- [DESCRIPTION OF THE TASK]
Reproduce the listing word for word, leaving every picture behind.

++++ DATA PROVIDED

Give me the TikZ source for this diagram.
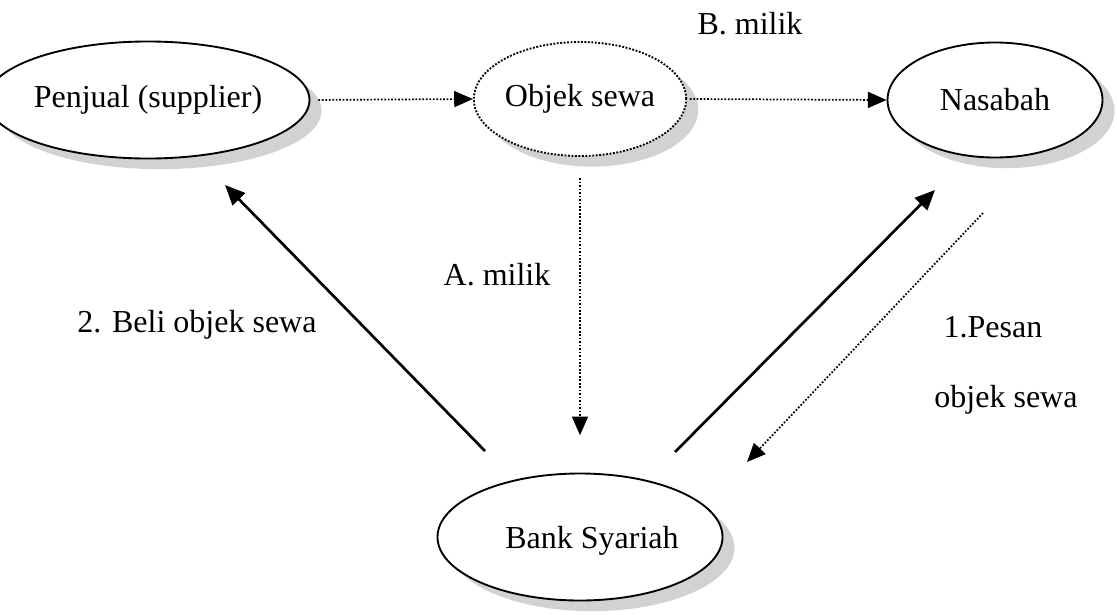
\documentclass[tikz,border=0pt]{standalone}
\usepackage{fontspec}
\setmainfont{Liberation Serif}
\usetikzlibrary{shapes.geometric,arrows.meta,shadows}
\begin{document}
\begin{tikzpicture}[x=0.75pt,y=-0.75pt,
  every node/.style={font=\fontsize{24}{28}\selectfont},
  oval/.style={ellipse, draw, line width=1.4pt, fill=white, inner sep=0pt,
    drop shadow={shadow xshift=9pt, shadow yshift=-8pt, fill=gray!35, opacity=1}},
  dotoval/.style={oval, dash pattern=on 1.4pt off 1.2pt},
  solidarrow/.style={line width=2pt, -{Triangle[length=15pt,width=13pt]}},
  dotarrow/.style={line width=1.3pt, dash pattern=on 1.3pt off 1.3pt, -{Triangle[length=14pt,width=12pt]}},
  lbl/.style={inner sep=0pt}
]
\useasboundingbox (0,0) rectangle (1117,614);
\node[oval, minimum width={280*0.75pt}, minimum height={117*0.75pt}] (pen) at (148,100) {Penjual (supplier)};
\node[dotoval, minimum width={190*0.75pt}, minimum height={114*0.75pt}] (obj) at (580,99) {Objek sewa};
\node[oval, minimum width={215*0.75pt}, minimum height={115*0.75pt}] (nas) at (995,100) {Nasabah};
\node[oval, minimum width={285*0.75pt}, minimum height={127*0.75pt},
  label={[xshift=9pt, yshift=-3pt]center:Bank Syariah}] (bank) at (580,537) {};

\coordinate (bp0) at (485,451);
\coordinate (bp1) at (225,185);
\coordinate (bn0) at (675,452);
\coordinate (bn1) at (935,190);
\coordinate (nb0) at (983,213);
\coordinate (nb1) at (747,462);

\draw[dotarrow, shorten <=6pt] (pen.east) -- (obj.west);
\draw[dotarrow, shorten <=2pt] (obj.east) -- (nas.west);
\draw[dotarrow, shorten <=16pt, shorten >=28pt] (obj.south) -- (obj.south |- bank.north);
\draw[solidarrow] (bp0) -- (bp1);
\draw[solidarrow] (bn0) -- (bn1);
\draw[dotarrow] (nb0) -- (nb1);

\node[lbl] (lb) at (750,24) {B. milik};
\node[lbl] (la) at (497,275) {A. milik};
\node[lbl] (l2) at (197,325) {2. Beli objek sewa};
\node[lbl] (l1a) at (993,327) {1.Pesan};
\node[lbl] (l1b) at (1006,400) {objek sewa};
\end{tikzpicture}
\end{document}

++++++++

- [TASK RESULT]
Give me the TikZ source for this diagram.
\documentclass[tikz,border=0pt]{standalone}
\usepackage{fontspec}
\setmainfont{Liberation Serif}
\usetikzlibrary{shapes.geometric,arrows.meta,shadows}
\begin{document}
\begin{tikzpicture}[x=0.75pt,y=-0.75pt,
  every node/.style={font=\fontsize{24}{28}\selectfont},
  oval/.style={ellipse, draw, line width=1.4pt, fill=white, inner sep=0pt,
    drop shadow={shadow xshift=9pt, shadow yshift=-8pt, fill=gray!35, opacity=1}},
  dotoval/.style={oval, dash pattern=on 1.4pt off 1.2pt},
  solidarrow/.style={line width=2pt, -{Triangle[length=15pt,width=13pt]}},
  dotarrow/.style={line width=1.3pt, dash pattern=on 1.3pt off 1.3pt, -{Triangle[length=14pt,width=12pt]}},
  lbl/.style={inner sep=0pt}
]
\useasboundingbox (0,0) rectangle (1117,614);
\node[oval, minimum width={280*0.75pt}, minimum height={117*0.75pt}] (pen) at (148,100) {Penjual (supplier)};
\node[dotoval, minimum width={190*0.75pt}, minimum height={114*0.75pt}] (obj) at (580,99) {Objek sewa};
\node[oval, minimum width={215*0.75pt}, minimum height={115*0.75pt}] (nas) at (995,100) {Nasabah};
\node[oval, minimum width={285*0.75pt}, minimum height={127*0.75pt},
  label={[xshift=9pt, yshift=-3pt]center:Bank Syariah}] (bank) at (580,537) {};

\coordinate (bp0) at (485,451);
\coordinate (bp1) at (225,185);
\coordinate (bn0) at (675,452);
\coordinate (bn1) at (935,190);
\coordinate (nb0) at (983,213);
\coordinate (nb1) at (747,462);

\draw[dotarrow, shorten <=6pt] (pen.east) -- (obj.west);
\draw[dotarrow, shorten <=2pt] (obj.east) -- (nas.west);
\draw[dotarrow, shorten <=16pt, shorten >=28pt] (obj.south) -- (obj.south |- bank.north);
\draw[solidarrow] (bp0) -- (bp1);
\draw[solidarrow] (bn0) -- (bn1);
\draw[dotarrow] (nb0) -- (nb1);

\node[lbl] (lb) at (750,24) {B. milik};
\node[lbl] (la) at (497,275) {A. milik};
\node[lbl] (l2) at (197,325) {2. Beli objek sewa};
\node[lbl] (l1a) at (993,327) {1.Pesan};
\node[lbl] (l1b) at (1006,400) {objek sewa};
\end{tikzpicture}
\end{document}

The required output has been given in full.